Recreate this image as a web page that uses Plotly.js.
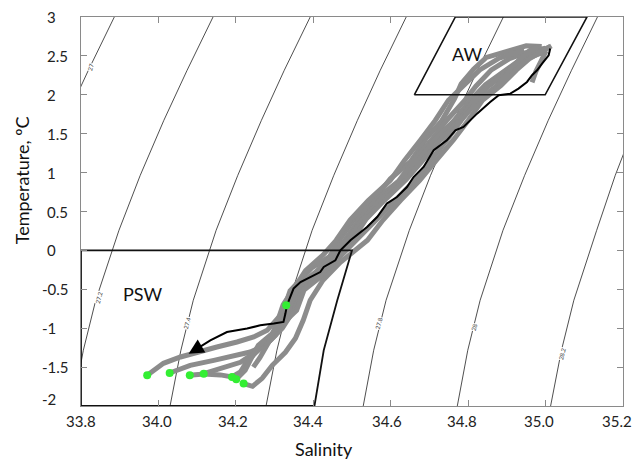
<!DOCTYPE html>
<html><head><meta charset="utf-8">
<script src="https://cdn.plot.ly/plotly-3.0.1.min.js"></script>
<style>html,body{margin:0;padding:0;background:#fff}#chart{width:633px;height:459px}</style>
</head><body><div id="chart"></div>
<script>
// ---- isopycnal (sigma-theta) lines ----
const isoLabels = ['27', '27.2', '27.4', '27.6', '27.8', '28', '28.2'];
const iso270S = [33.886, 33.819, 33.759];
const iso270T = [3.0, 2.315, 1.672];
const iso272S = [34.141, 34.074, 34.014, 33.953, 33.898, 33.838, 33.806, 33.779];
const iso272T = [3.0, 2.315, 1.672, 0.965, 0.258, -0.641, -1.284, -2.0];
const iso274S = [34.392, 34.325, 34.266, 34.205, 34.149, 34.090, 34.058, 34.030];
const iso274T = [3.0, 2.315, 1.672, 0.965, 0.258, -0.641, -1.284, -2.0];
const iso276S = [34.640, 34.573, 34.514, 34.453, 34.397, 34.338, 34.306, 34.278];
const iso276T = [3.0, 2.315, 1.672, 0.965, 0.258, -0.641, -1.284, -2.0];
const iso278S = [34.891, 34.824, 34.764, 34.703, 34.648, 34.588, 34.556, 34.529];
const iso278T = [3.0, 2.315, 1.672, 0.965, 0.258, -0.641, -1.284, -2.0];
const iso280S = [35.134, 35.067, 35.007, 34.946, 34.890, 34.831, 34.799, 34.772];
const iso280T = [3.0, 2.315, 1.672, 0.965, 0.258, -0.641, -1.284, -2.0];
const iso282S = [35.345, 35.285, 35.235, 35.180, 35.132, 35.073, 35.041, 35.013];
const iso282T = [3.0, 2.315, 1.672, 0.965, 0.258, -0.641, -1.284, -2.0];
// contour label anchor points
const isoLabelText = ['27', '27.2', '27.4', '27.8', '28', '28.2'];
const isoLabelS = [33.824, 33.845, 34.073, 34.569, 34.814, 35.043];
const isoLabelT = [2.353, -0.599, -0.937, -0.941, -0.985, -1.327];

// ---- water mass boxes ----
const awS = [34.661, 34.999, 35.107, 34.767, 34.661];
const awT = [2.0, 2.0, 3.0, 3.0, 2.0];
const pswS = [33.8, 34.5, 34.462, 34.427, 34.403, 33.8, 33.8];
const pswT = [0.0, 0.0, -0.64, -1.284, -2.0, -2.0, 0.0];
const boxNames = ['AW', 'PSW'];
const boxLabelS = [34.797, 33.960];
const boxLabelT = [2.53, -0.555];

// ---- gray profiles ----
const p1S = [33.971,34.013,34.057,34.100,34.151,34.203,34.246,34.281,34.321,34.340,34.397,34.442,34.470,34.505,34.552,34.599,34.651,34.692,34.731,34.765,34.782,34.814,34.847,34.909,34.950,34.990];
const p1T = [-1.605,-1.451,-1.370,-1.306,-1.242,-1.177,-1.113,-1.027,-0.80,-0.52,-0.22,-0.08,0.15,0.40,0.62,0.92,1.14,1.44,1.66,1.95,2.14,2.33,2.48,2.57,2.63,2.62];
const p2S = [34.029,34.082,34.143,34.186,34.237,34.276,34.302,34.331,34.351,34.408,34.452,34.480,34.516,34.563,34.620,34.662,34.702,34.746,34.790,34.820,34.860,34.905,34.960,35.000];
const p2T = [-1.576,-1.477,-1.413,-1.370,-1.306,-1.220,-1.091,-0.75,-0.50,-0.27,-0.05,0.12,0.38,0.66,0.89,1.17,1.40,1.68,1.92,2.11,2.32,2.46,2.56,2.60];
const p3S = [34.081,34.117,34.160,34.190,34.212,34.227,34.253,34.281,34.310,34.341,34.361,34.418,34.462,34.490,34.526,34.573,34.630,34.672,34.713,34.762,34.806,34.845,34.895,34.940,34.991,35.005,35.012];
const p3T = [-1.605,-1.590,-1.600,-1.627,-1.560,-1.440,-1.306,-1.160,-1.040,-0.78,-0.50,-0.25,-0.07,0.14,0.39,0.65,0.90,1.16,1.42,1.66,1.93,2.13,2.30,2.47,2.57,2.60,2.62];
const p4S = [34.117,34.160,34.212,34.258,34.289,34.320,34.351,34.371,34.428,34.473,34.500,34.536,34.583,34.640,34.682,34.728,34.777,34.816,34.855,34.905,34.955,35.001,34.990,34.975,34.965];
const p4T = [-1.584,-1.515,-1.438,-1.284,-1.156,-1.001,-0.76,-0.52,-0.26,-0.05,0.13,0.40,0.64,0.91,1.15,1.42,1.67,1.94,2.12,2.31,2.47,2.56,2.45,2.30,2.16];
const p5S = [34.201,34.224,34.237,34.258,34.289,34.328,34.357,34.376,34.439,34.473,34.511,34.565,34.612,34.662,34.705,34.745,34.782,34.826,34.875,34.910,34.935,34.960,34.980];
const p5T = [-1.657,-1.542,-1.413,-1.220,-1.091,-0.898,-0.77,-0.51,-0.26,-0.06,0.13,0.39,0.64,0.90,1.16,1.42,1.67,1.93,2.12,2.32,2.47,2.57,2.62];
const p6S = [34.220,34.243,34.268,34.294,34.328,34.354,34.374,34.392,34.425,34.470,34.540,34.580,34.625,34.675,34.718,34.762,34.800,34.837,34.885,34.925,34.960,34.996,35.015];
const p6T = [-1.712,-1.747,-1.644,-1.477,-1.310,-1.130,-0.898,-0.641,-0.384,-0.153,0.13,0.39,0.64,0.90,1.16,1.42,1.67,1.93,2.12,2.32,2.47,2.57,2.63];
const p7S = [34.245,34.262,34.285,34.305,34.322,34.346,34.380,34.425,34.459,34.495,34.542,34.599,34.636,34.677,34.715,34.749,34.790,34.830,34.880,34.945];
const p7T = [-1.50,-1.38,-1.18,-0.95,-0.70,-0.51,-0.26,-0.06,0.13,0.39,0.64,0.90,1.16,1.42,1.67,1.93,2.12,2.32,2.47,2.57];

// ---- black profile ----
const blackS = [35.012,35.008,34.991,34.978,34.965,34.952,34.930,34.909,34.879,34.857,34.823,34.788,34.767,34.745,34.711,34.685,34.659,34.642,34.616,34.590,34.565,34.539,34.496,34.470,34.457,34.427,34.418,34.367,34.349,34.341,34.332,34.328,34.323,34.298,34.263,34.229,34.177,34.134,34.100];
const blackT = [2.594,2.508,2.401,2.315,2.251,2.165,2.080,2.015,1.994,1.907,1.758,1.586,1.544,1.415,1.287,1.072,0.943,0.815,0.686,0.602,0.429,0.301,0.130,0.001,-0.128,-0.213,-0.278,-0.406,-0.491,-0.599,-0.706,-0.812,-0.920,-0.941,-0.963,-1.005,-1.049,-1.156,-1.262];
const arrowTipS = 34.078;
const arrowTipT = -1.327;

// ---- green points ----
const dotS = [33.971, 34.029, 34.081, 34.117, 34.190, 34.201, 34.220, 34.330];
const dotT = [-1.605, -1.576, -1.605, -1.584, -1.627, -1.657, -1.712, -0.706];

// ---- axis ticks ----
const xTicks = [33.8, 34.0, 34.2, 34.4, 34.6, 34.8, 35.0, 35.2];
const xTickText = ['33.8', '34.0', '34.2', '34.4', '34.6', '34.8', '35.0', '35.2'];
const yTicks = [-2, -1.5, -1, -0.5, 0, 0.5, 1, 1.5, 2, 2.5, 3];
const yTickText = ['-2', '-1.5', '-1', '-0.5', '0', '0.5', '1', '1.5', '2', '2.5', '3'];
const xLabelShift = [0, -1.5, -3, -5, -4, -6, -7, -6];   // label offsets seen in the reference (px)

const FONT = 'Lato, "Open Sans", sans-serif';
const traces = [];
const isoSets = [[iso270S, iso270T], [iso272S, iso272T], [iso274S, iso274T], [iso276S, iso276T], [iso278S, iso278T], [iso280S, iso280T], [iso282S, iso282T]];
isoSets.forEach((p, i) => traces.push({
  type: 'scatter', mode: 'lines', x: p[0], y: p[1], name: isoLabels[i],
  line: {color: '#222', width: 0.8}, hoverinfo: 'skip', showlegend: false
}));
const grays = [[p1S, p1T], [p2S, p2T], [p3S, p3T], [p4S, p4T], [p5S, p5T], [p6S, p6T], [p7S, p7T]];
grays.forEach(p => traces.push({
  type: 'scatter', mode: 'lines', x: p[0], y: p[1],
  line: {color: '#8c8c8c', width: 5}, showlegend: false
}));
traces.push({type: 'scatter', mode: 'lines', x: awS, y: awT, line: {color: '#111', width: 1.6}, showlegend: false});
traces.push({type: 'scatter', mode: 'lines', x: pswS, y: pswT, line: {color: '#111', width: 1.8}, showlegend: false});
traces.push({type: 'scatter', mode: 'lines', x: blackS, y: blackT, line: {color: '#000', width: 2}, showlegend: false});
traces.push({type: 'scatter', mode: 'markers', x: dotS, y: dotT, marker: {color: '#33ee33', size: 8}, showlegend: false});

const annotations = [];
isoLabelText.forEach((t, i) => annotations.push({
  x: isoLabelS[i], y: isoLabelT[i], text: t, showarrow: false, textangle: -75,
  font: {family: FONT, size: 6, color: '#333'}, bgcolor: '#fff', borderpad: 0
}));
boxNames.forEach((t, i) => annotations.push({
  x: boxLabelS[i], y: boxLabelT[i], text: t, showarrow: false,
  font: {family: FONT, size: 18, color: '#111'}
}));
annotations.push({
  x: arrowTipS, y: arrowTipT, ax: blackS[blackS.length - 1], ay: blackT[blackT.length - 1],
  axref: 'x', ayref: 'y', xref: 'x', yref: 'y', showarrow: true, text: '',
  arrowhead: 2, arrowsize: 1.5, arrowwidth: 2, arrowcolor: '#000'
});
// y tick labels, left aligned as in the reference
yTicks.forEach((v, i) => annotations.push({
  xref: 'paper', yref: 'y', x: yTickText[i].startsWith('-') ? -0.0756 : -0.0664, y: v,
  text: yTickText[i], showarrow: false, xanchor: 'left', yanchor: 'middle',
  yshift: v === -2 ? 7 : 0, font: {family: FONT, size: 15, color: '#222'}
}));
// x tick labels
xTicks.forEach((v, i) => annotations.push({
  xref: 'x', yref: 'paper', x: v, y: -0.0393, text: xTickText[i], showarrow: false,
  xanchor: 'center', yanchor: 'middle', xshift: xLabelShift[i],
  font: {family: FONT, size: 15, color: '#222'}
}));
annotations.push({xref: 'paper', yref: 'paper', x: 0.448, y: -0.111, text: 'Salinity', showarrow: false,
  xanchor: 'center', yanchor: 'middle', font: {family: FONT, size: 18, color: '#111'}});
annotations.push({xref: 'paper', yref: 'paper', x: -0.109, y: 0.58, text: 'Temperature, ºC', showarrow: false,
  textangle: -90, xanchor: 'center', yanchor: 'middle', font: {family: FONT, size: 18, color: '#111'}});

const axisCommon = {showgrid: false, zeroline: false, showline: true, linecolor: '#8a8a8a', linewidth: 1,
  mirror: 'ticks', ticks: 'inside', ticklen: 6, tickcolor: '#8a8a8a', tickwidth: 1, showticklabels: false};
const layout = {
  width: 633, height: 459,
  margin: {l: 81, r: 10, t: 17, b: 53},
  paper_bgcolor: '#fff', plot_bgcolor: '#fff',
  showlegend: false,
  xaxis: Object.assign({}, axisCommon, {range: [33.79999, 35.20001], tickvals: xTicks}),
  yaxis: Object.assign({}, axisCommon, {range: [-2.00001, 3.00001], tickvals: yTicks}),
  annotations: annotations
};
Plotly.newPlot('chart', traces, layout, {staticPlot: true});
</script></body></html>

#### PROBLEM TO SOLVE
Transcribe exactly, with no pictures, the lines running from the first line of the material through the line holding "-0.941, -0.985, -1.327];".

#### WRITTEN SOLUTION
Recreate this image as a web page that uses Plotly.js.
<!DOCTYPE html>
<html><head><meta charset="utf-8">
<script src="https://cdn.plot.ly/plotly-3.0.1.min.js"></script>
<style>html,body{margin:0;padding:0;background:#fff}#chart{width:633px;height:459px}</style>
</head><body><div id="chart"></div>
<script>
// ---- isopycnal (sigma-theta) lines ----
const isoLabels = ['27', '27.2', '27.4', '27.6', '27.8', '28', '28.2'];
const iso270S = [33.886, 33.819, 33.759];
const iso270T = [3.0, 2.315, 1.672];
const iso272S = [34.141, 34.074, 34.014, 33.953, 33.898, 33.838, 33.806, 33.779];
const iso272T = [3.0, 2.315, 1.672, 0.965, 0.258, -0.641, -1.284, -2.0];
const iso274S = [34.392, 34.325, 34.266, 34.205, 34.149, 34.090, 34.058, 34.030];
const iso274T = [3.0, 2.315, 1.672, 0.965, 0.258, -0.641, -1.284, -2.0];
const iso276S = [34.640, 34.573, 34.514, 34.453, 34.397, 34.338, 34.306, 34.278];
const iso276T = [3.0, 2.315, 1.672, 0.965, 0.258, -0.641, -1.284, -2.0];
const iso278S = [34.891, 34.824, 34.764, 34.703, 34.648, 34.588, 34.556, 34.529];
const iso278T = [3.0, 2.315, 1.672, 0.965, 0.258, -0.641, -1.284, -2.0];
const iso280S = [35.134, 35.067, 35.007, 34.946, 34.890, 34.831, 34.799, 34.772];
const iso280T = [3.0, 2.315, 1.672, 0.965, 0.258, -0.641, -1.284, -2.0];
const iso282S = [35.345, 35.285, 35.235, 35.180, 35.132, 35.073, 35.041, 35.013];
const iso282T = [3.0, 2.315, 1.672, 0.965, 0.258, -0.641, -1.284, -2.0];
// contour label anchor points
const isoLabelText = ['27', '27.2', '27.4', '27.8', '28', '28.2'];
const isoLabelS = [33.824, 33.845, 34.073, 34.569, 34.814, 35.043];
const isoLabelT = [2.353, -0.599, -0.937, -0.941, -0.985, -1.327];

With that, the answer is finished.